At the ADB project impact level, NGO Forum on ADB cites ‘lack of meaningful consultations’ with affected communities in the ADB infrastructure project design phase of as the main reasons for its adverse impact on nature and people. The Forum calls out to the ADB President Masatsugu Asakawa on this 53rd annual meeting, to ensure proactive information disclosure and meaningful consultation with local communities and civil society in all ADB projects from design to implementation phases. The Asia wide network also urges the ADB President to uphold the critical commitment of ‘No Dilution’ to the SPS 2009, to uphold human rights and environmental sustainability.
This message was reinforced by Muatar Khaydarova, International Center for Not-for-Profit Law, Tajikistan “an important aspect of ADB activities remains access to public information on ADB projects, consultations with civil society, as well as involving CSO and affected population to the participation in the decision-making process and during the implementation of the projects by ADB in Central Asia.”

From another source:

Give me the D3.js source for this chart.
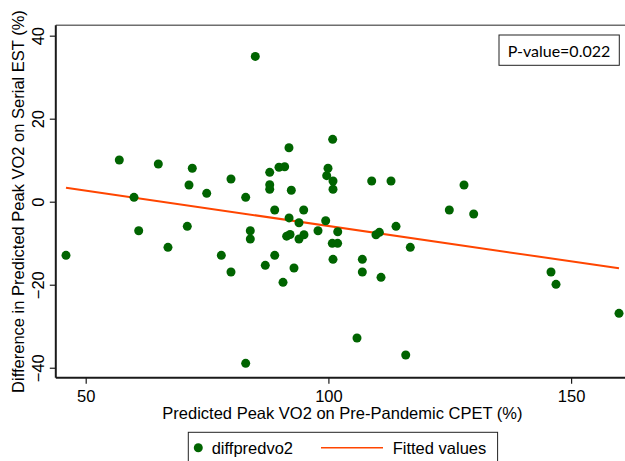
<!DOCTYPE html>
<html><head><meta charset="utf-8">
<script src="https://cdn.jsdelivr.net/npm/d3@7"></script>
<style>body{margin:0;background:#fff;}svg{display:block;}</style>
</head><body>
<script>
const xVals = [45.94,56.92,59.95,60.92,64.96,66.95,70.93,71.28,71.96,74.93,77.94,79.93,79.93,82.96,82.96,83.91,83.91,84.94,87.0,87.91,87.91,87.91,88.94,88.94,89.82,90.65,90.99,91.4,91.88,91.9,92.1,92.36,92.91,93.94,93.94,94.91,94.97,97.86,99.44,99.65,99.92,100.8,100.88,100.95,100.95,100.95,101.9,101.92,105.89,106.99,106.99,108.92,109.8,110.5,110.84,112.9,113.93,115.93,116.87,124.91,127.94,129.93,145.86,146.89,159.87];
const yVals = [-12.92,10.05,1.06,-6.99,9.08,-10.99,-5.93,4.02,8.05,2.02,-12.92,5.47,-16.94,1.06,-38.94,-6.99,-8.99,35.0,-15.33,7.08,4.10,2.99,-2.0,-12.92,8.29,-19.42,8.43,-8.3,13.0,-3.9,-7.9,2.75,-15.98,-5.06,-8.99,-2.0,-7.95,-6.99,-4.58,6.27,8.05,-10.03,15.03,4.99,2.99,-13.89,-10.03,-7.23,-32.84,-13.89,-16.94,4.99,-7.95,-7.38,-18.22,4.99,-5.93,-36.94,-10.99,-2.0,4.02,-2.96,-16.94,-19.9,-26.9];
const fitX = [45.94, 159.87];
const fitY = [3.37, -16.05];
const xTicks = [50, 100, 150];
const yTicks = [-40, -20, 0, 20, 40];
const xTitle = "Predicted Peak VO2 on Pre-Pandemic CPET (%)";
const yTitle = "Difference in Predicted Peak VO2 on Serial EST (%)";
const legendLabels = ["diffpredvo2", "Fitted values"];
const pText = "P-value=0.022";

const W = 625, H = 461;
const L = 55.8, R = 629, T = 25.3, B = 377.7;
const font = "'Liberation Sans', Arial, Helvetica, sans-serif";
const green = "#006400", orange = "#ff4500";

const svg = d3.select("body").append("svg").attr("width", W).attr("height", H);

const x = d3.scaleLinear().domain([43.84, 50 + (R - 85.7) / 4.854]).range([L, R]);
const y = d3.scaleLinear().domain([-42.4, 42.5]).range([B, T]);

// frame (top/right)
svg.append("line").attr("x1", L).attr("x2", R).attr("y1", T).attr("y2", T)
  .attr("stroke", "#6e6e6e").attr("stroke-width", 1.5);
svg.append("line").attr("x1", R).attr("x2", R).attr("y1", T).attr("y2", B)
  .attr("stroke", "#6e6e6e").attr("stroke-width", 1.5);

// axes
const xAxis = svg.append("g").attr("transform", `translate(0,${B})`)
  .call(d3.axisBottom(x).tickValues(xTicks).tickSize(6).tickSizeOuter(0).tickFormat(d3.format("d")));
const yAxis = svg.append("g").attr("transform", `translate(${L},0)`)
  .call(d3.axisLeft(y).tickValues(yTicks).tickSize(6).tickSizeOuter(0).tickFormat(d3.format("d")));
[xAxis, yAxis].forEach(g => {
  g.select(".domain").attr("stroke", "#1a1a1a").attr("stroke-width", 2);
  g.selectAll(".tick line").attr("stroke", "#1a1a1a").attr("stroke-width", 1.2);
  g.selectAll("text").attr("font-family", font).attr("font-size", 16.5).attr("fill", "#000");
});
xAxis.select(".domain").attr("d", `M${L},0H${R}`);
yAxis.select(".domain").attr("d", `M0,${B}V${T}`);
xAxis.selectAll(".tick text").attr("y", 0).attr("dy", 0)
  .attr("transform", "translate(0,24)");
yAxis.selectAll(".tick text").attr("x", null).attr("y", null).attr("dy", 0)
  .attr("text-anchor", "middle").attr("dominant-baseline", "central")
  .attr("transform", `translate(${38 - L},0) rotate(-90)`);

// titles
svg.append("text").attr("x", (L + R) / 2).attr("y", 419)
  .attr("text-anchor", "middle").attr("font-family", font).attr("font-size", 16.5)
  .text(xTitle);
svg.append("text").attr("transform", `translate(18,${(T + B) / 2}) rotate(-90)`)
  .attr("text-anchor", "middle").attr("dominant-baseline", "central")
  .attr("font-family", font).attr("font-size", 16.5).text(yTitle);

// fitted line
svg.append("path").datum(fitX.map((d, i) => [d, fitY[i]]))
  .attr("d", d3.line().x(d => x(d[0])).y(d => y(d[1])))
  .attr("stroke", orange).attr("stroke-width", 2).attr("fill", "none");

// points
svg.append("g").selectAll("circle").data(xVals.map((d, i) => [d, yVals[i]])).join("circle")
  .attr("cx", d => x(d[0])).attr("cy", d => y(d[1])).attr("r", 4.5).attr("fill", green);

// p-value box
svg.append("rect").attr("x", 499).attr("y", 35).attr("width", 120.3).attr("height", 30.3)
  .attr("fill", "#fff").attr("stroke", "#222").attr("stroke-width", 1);
svg.append("text").attr("x", 559).attr("y", 50.5).attr("text-anchor", "middle")
  .attr("dominant-baseline", "central")
  .attr("font-family", "Lato, 'Open Sans', sans-serif").attr("font-size", 16).text(pText);

// legend
svg.append("rect").attr("x", 188.3).attr("y", 432.3).attr("width", 309.3).attr("height", 40)
  .attr("fill", "#fff").attr("stroke", "#222").attr("stroke-width", 1);
svg.append("circle").attr("cx", 198.3).attr("cy", 447.7).attr("r", 4.5).attr("fill", green);
svg.append("text").attr("x", 211.7).attr("y", 447.7).attr("dominant-baseline", "central")
  .attr("font-family", font).attr("font-size", 16.5).text(legendLabels[0]);
svg.append("line").attr("x1", 321).attr("x2", 383).attr("y1", 447.7).attr("y2", 447.7)
  .attr("stroke", orange).attr("stroke-width", 1.5);
svg.append("text").attr("x", 392.7).attr("y", 447.7).attr("dominant-baseline", "central")
  .attr("font-family", font).attr("font-size", 16.5).text(legendLabels[1]);
</script>
</body></html>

Prabindra Shakya from Community Empowerment and Social Justice Network, Nepal says “COVID-19 pandemic has seriously threatened our civilizations and ways of life and revealed our weak economic and public health systems. While countries such as Nepal have been struggling to fight back and contain the spread of the coronavirus, the marginalized population groups such as daily wage earners, farmers, indigenous communities and migrant workers are not only more vulnerable to the disease but have also been disproportionately impacted by the virus containment measures and hardships thereof.”
Vidya Dinker, Indian Social Action Forum (INSAF), India explained that “ADB has spent over 40 million USD in strengthening capacities in India, Indonesia, Kyrgyzstan, Sri Lanka, etc., yet not a single Country Safeguard Systems (CSS) is optimal for Safeguard Policy Statement (SPS) delivery. We hope the ADB will continue to take responsibility for delivering its own SPS until CSS achieve equivalency as articulated in the SPS 2009.”
The coming year will be of change and new ideas to help build a post COVID19 sustainable, healthy, and greener world. To do so the bank must bring independent civil society voices into its planning and policy formulation. It is through listening to the voices on the ground will the bank be able to address the development question, which it intends to solve. Mr. President, it is the quality of life of the people and the environment that are the true indicators of development outcomes not the fractions of national GDP rise.
According to Apolinar Tolentino of Building and Wood Workers’ International (BWI), “as the ADB will certainly take part in the post-COVID-19 recovery program particularly strengthening medical and health physical infrastructure, it must ensure that not only workers and trade union rights are freely exercised in these projects but also asbestos-containing materials are not used at all”.
NGO Forum on ADB hopes that the Bank is learning from this bitter experience of its misdirected export-oriented development paradigm, and is looking towards to turn the ship to meet the climate crisis, address people’s vulnerability and head towards a ‘true’ sustainable development pathway.